NLP(VI):使用sklearn进行文本情感分类(上)
这一节我们使用sklearn训练分类模型以实现对文本数据的情感分类。
获得数据
这次的数据我已经上传了,可从以下链接下载:
训练集:https://download.csdn.net/download/swy_swy_swy/87581709
测试集:https://download.csdn.net/download/swy_swy_swy/87581702
数据标签为二分类标签,0为消极情绪,1为积极情绪。
加载数据
我们使用pandas处理csv文件。
import sklearn
import pandas as pd
import numpy as np
def csv_loader(filepath):
return pd.read_csv(filepath)
twitter_train_df = csv_loader('sentiment-train.csv')
twitter_test_df = csv_loader('sentiment-test.csv')
文本向量化
sklearn本质上是如何“阅读”一个文本呢?它本质上是不懂人类的语言的,一段文本对于它来说是一个词语的集合,或说“一袋子单词”(a bag of words)。在训练模型之前,需要对所有文本“向量化”,也就是每一个单词都有一个对应的编号,当然,相同的单词即使在统一数据集的不同样本中编号也是相同的。这样,一段文本就变成了一个编号序列,也就是一个向量。
我们使用sklearn的CountVectorizer来进行向量化:
from sklearn.feature_extraction.text import CountVectorizer
def feature_extracter(train_df, test_df, binary_flag=False, m_features=1000, has_test=True):
vectorizer = CountVectorizer(stop_words='english', max_features=m_features, binary=binary_flag)
train_texts = np.array(train_df['text']).tolist()
test_texts = []
if has_test:
test_texts = np.array(test_df['text']).tolist()
vecs = vectorizer.fit_transform(train_texts + test_texts).toarray()

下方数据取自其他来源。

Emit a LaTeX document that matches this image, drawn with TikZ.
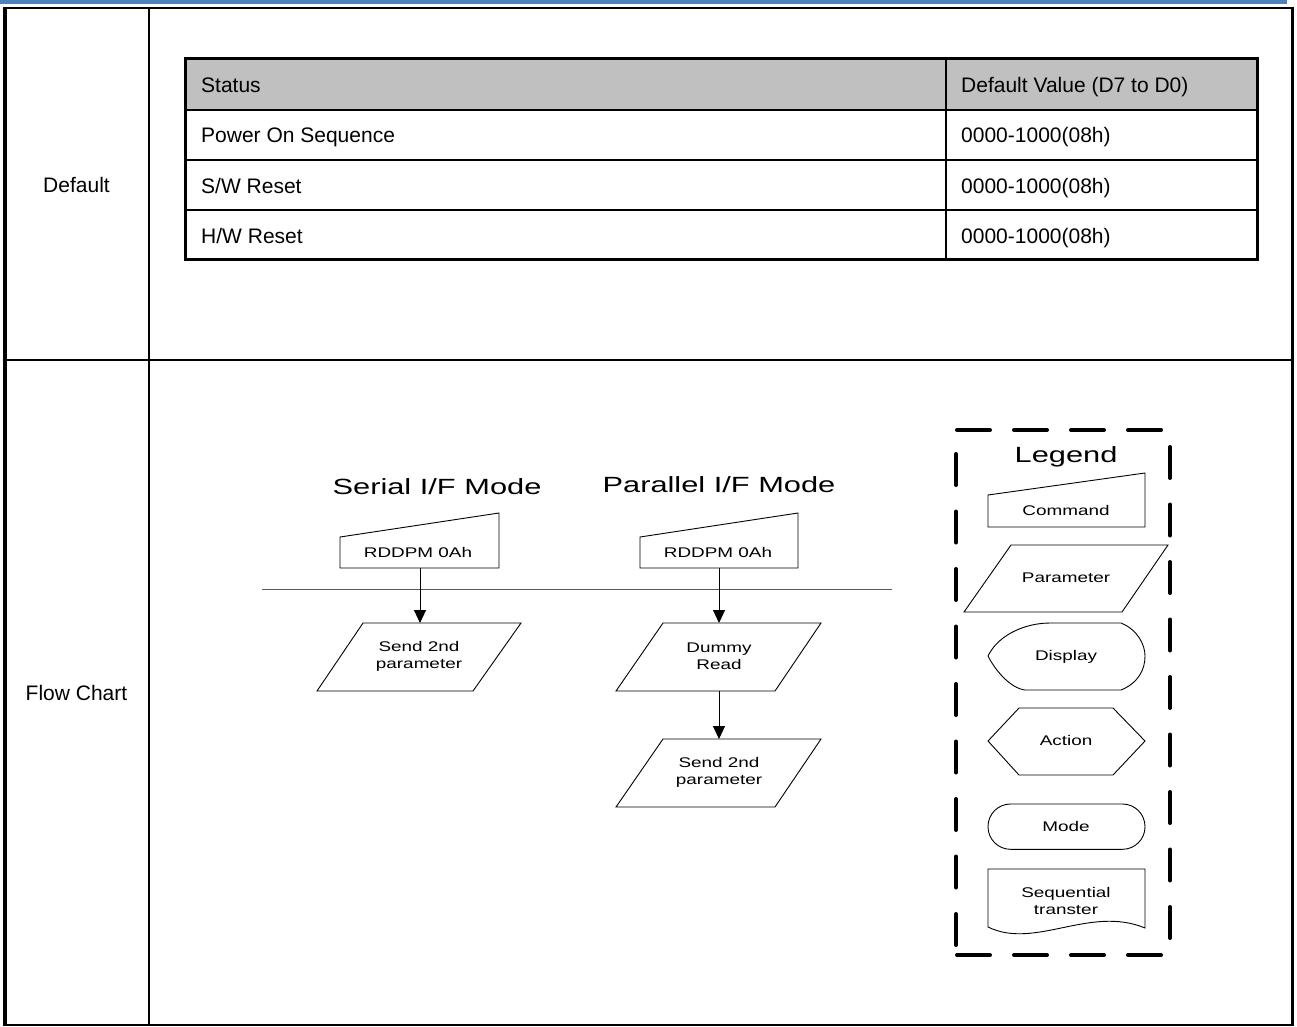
\documentclass[tikz,border=0pt]{standalone}
\usepackage{fontspec}
\setmainfont{Liberation Sans}
\usepackage{graphicx}
\usetikzlibrary{arrows.meta}
\newcommand{\sx}[1]{\scalebox{1.35}[1]{#1}}
\newcommand{\tx}[1]{\scalebox{1.4}[1]{#1}}
\definecolor{hdrgray}{RGB}{192,192,192}
\definecolor{topblue}{RGB}{79,129,189}
\definecolor{sepgray}{RGB}{90,90,90}
\begin{document}
\begin{tikzpicture}[x=1pt,y=-1pt,line join=miter,
  tbltext/.style={font=\fontsize{21}{25}\selectfont, anchor=west, inner sep=0pt, text height=15pt, text depth=0pt},
  lbl/.style={font=\fontsize{21}{25}\selectfont, inner sep=0pt, text height=15pt, text depth=0pt},
  fct/.style={font=\fontsize{14}{17}\selectfont, align=center, inner sep=0pt},
  fcone/.style={font=\fontsize{14}{17}\selectfont, inner sep=0pt, text height=10pt, text depth=0pt},
  ttl/.style={font=\fontsize{22}{26}\selectfont, inner sep=0pt, text height=15.7pt, text depth=0pt},
  shp/.style={draw=black, line width=0.9pt},
  arr/.style={-{Triangle[length=13pt,width=12pt]}, line width=1pt},
  leghz/.style={line width=4pt, line cap=round, dash pattern=on 33pt off 24pt},
  legvt/.style={line width=4pt, line cap=round, dash pattern=on 31pt off 26.5pt}]
% background / bounding box
\fill[white] (0,0) rectangle (1297,1026);
\useasboundingbox (0,0) rectangle (1297,1026);
% top blue rule
\fill[topblue] (0,0) rectangle (1287,3.5);
% outer table
\draw[line width=2pt] (4,8.3) -- (1294,8.3);
\draw[line width=1.5pt] (4,1025) -- (1294,1025);
\draw[line width=4pt] (5,7.3) -- (5,1025.7);
\draw[line width=3pt] (1292.5,7.3) -- (1292.5,1025.7);
\draw[line width=2pt] (148.5,8.3) -- (148.5,1025);
\draw[line width=2pt] (5,360) -- (1292.5,360);
% row labels
\node[lbl] (lDefault) at (76.5,185) {Default};
\node[lbl] (lFlow) at (76.5,693) {Flow Chart};
% inner table
\fill[hdrgray] (185.5,58.7) rectangle (1257.7,110);
\draw[line width=2pt] (185.5,110) -- (1257.7,110);
\draw[line width=2pt] (185.5,159.5) -- (1257.7,159.5);
\draw[line width=2pt] (185.5,209.5) -- (1257.7,209.5);
\draw[line width=2pt] (945.5,58.7) -- (945.5,259.7);
\draw[line width=3pt] (185.5,58.7) rectangle (1257.7,259.7);
\node[tbltext] (hStatus) at (201,85.3) {Status};
\node[tbltext] (hValue) at (961,85.3) {Default Value (D7 to D0)};
\node[tbltext] (r1a) at (201,135.3) {Power On Sequence};
\node[tbltext] (r1b) at (961,135.3) {0000-1000(08h)};
\node[tbltext] (r2a) at (201,185.8) {S/W Reset};
\node[tbltext] (r2b) at (961,185.8) {0000-1000(08h)};
\node[tbltext] (r3a) at (201,235.8) {H/W Reset};
\node[tbltext] (r3b) at (961,235.8) {0000-1000(08h)};
% flow chart titles
\node[ttl] (tSerial) at (437,487) {\tx{Serial I/F Mode}};
\node[ttl] (tParallel) at (719,485) {\tx{Parallel I/F Mode}};
% separator line
\coordinate (sepL) at (262,589.3);
\coordinate (sepR) at (892,589.3);
\draw[sepgray, line width=1.2pt] (sepL) -- (sepR);
% serial: command
\draw[shp] (340,537) -- (499,513) -- (499,568) -- (340,568) -- cycle;
\node[fcone] (sCmd) at (418,552.3) {\sx{RDDPM 0Ah}};
\coordinate (sCmdB) at (420,568);
% serial: parameter
\draw[shp] (363,623) -- (521,623) -- (473,691) -- (317,691) -- cycle;
\node[fct] (sPar) at (419,656) {\sx{Send 2nd}\\\sx{parameter}};
\coordinate (sParT) at (420,623);
\draw[arr] (sCmdB) -- (sParT);
% parallel: command
\draw[shp] (640,537) -- (798,513) -- (798,568) -- (640,568) -- cycle;
\node[fcone] (pCmd) at (718,552.3) {\sx{RDDPM 0Ah}};
\coordinate (pCmdB) at (719,568);
% parallel: dummy read
\draw[shp] (663,623) -- (821,623) -- (775,691) -- (616,691) -- cycle;
\node[fct] (pDum) at (719,656) {\sx{Dummy}\\\sx{Read}};
\coordinate (pDumT) at (719,623);
\coordinate (pDumB) at (719,691);
\draw[arr] (pCmdB) -- (pDumT);
% parallel: send 2nd
\draw[shp] (663,739) -- (821,739) -- (775,807) -- (616,807) -- cycle;
\node[fct] (pPar) at (719,772) {\sx{Send 2nd}\\\sx{parameter}};
\coordinate (pParT) at (719,739);
\draw[arr] (pDumB) -- (pParT);
% legend frame
\draw[leghz] (957,430) -- (1161,430);
\draw[leghz] (957,955) -- (1161,955);
\draw[legvt] (956,454) -- (956,945);
\draw[legvt] (1170,447) -- (1170,938);
\node[ttl] (lgTitle) at (1066,454.5) {\tx{Legend}};
% legend: command
\draw[shp] (988,495) -- (1145,473) -- (1145,527) -- (988,527) -- cycle;
\node[fcone] (lgCmd) at (1066,510.3) {\sx{Command}};
% legend: parameter
\draw[shp] (1011,545) -- (1168,545) -- (1122,612) -- (964,612) -- cycle;
\node[fcone] (lgPar) at (1066,577.5) {\sx{Parameter}};
% legend: display
\draw[shp] (1050,623) -- (1121,623) .. controls (1138,630) and (1145,645) .. (1145,656)
  .. controls (1145,670) and (1138,683) .. (1121,690) -- (1025,690)
  .. controls (1010,688) and (995,670) .. (988,656)
  .. controls (998,635) and (1025,623) .. (1050,623) -- cycle;
\node[fcone] (lgDisp) at (1066,655.8) {\sx{Display}};
% legend: action
\draw[shp] (988,741) -- (1019,708) -- (1113,708) -- (1145,741) -- (1113,775) -- (1019,775) -- cycle;
\node[fcone] (lgAct) at (1066,740.8) {\sx{Action}};
% legend: mode
\draw[shp, rounded corners=22.5pt] (988,804) rectangle (1145,849.3);
\node[fcone] (lgMode) at (1066,826) {\sx{Mode}};
% legend: sequential transfer
\draw[shp] (988,869) -- (1145,869) -- (1145,928) .. controls (1090,905) and (1035,950) .. (988,927) -- cycle;
\node[fct] (lgSeq) at (1066,901) {\sx{Sequential}\\\sx{transter}};
\end{tikzpicture}
\end{document}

train_X = vecs[:len(train_texts)]
test_X = []
if has_test:
test_X = vecs[len(train_texts):]
train_y = np.array(train_df['sentiment']).tolist()
test_y = []
if has_test:
test_y = np.array(test_df['sentiment']).tolist()
return train_X, test_X, train_y, test_y
twitter_train_X, twitter_test_X, twitter_train_y, twitter_test_y = feature_extracter(twitter_train_df, twitter_test_df)
twitter_train_bin_X, twitter_test_bin_X, twitter_train_bin_y, twitter_test_bin_y = feature_extracter(twitter_train_df, twitter_test_df, binary_flag=True)
训练贝叶斯模型
向量化之后我们可以训练贝叶斯模型并查看它在测试集上的准确率。
from sklearn.naive_bayes import MultinomialNB
clf = MultinomialNB()
clf.fit(twitter_train_X, np.array(twitter_train_y))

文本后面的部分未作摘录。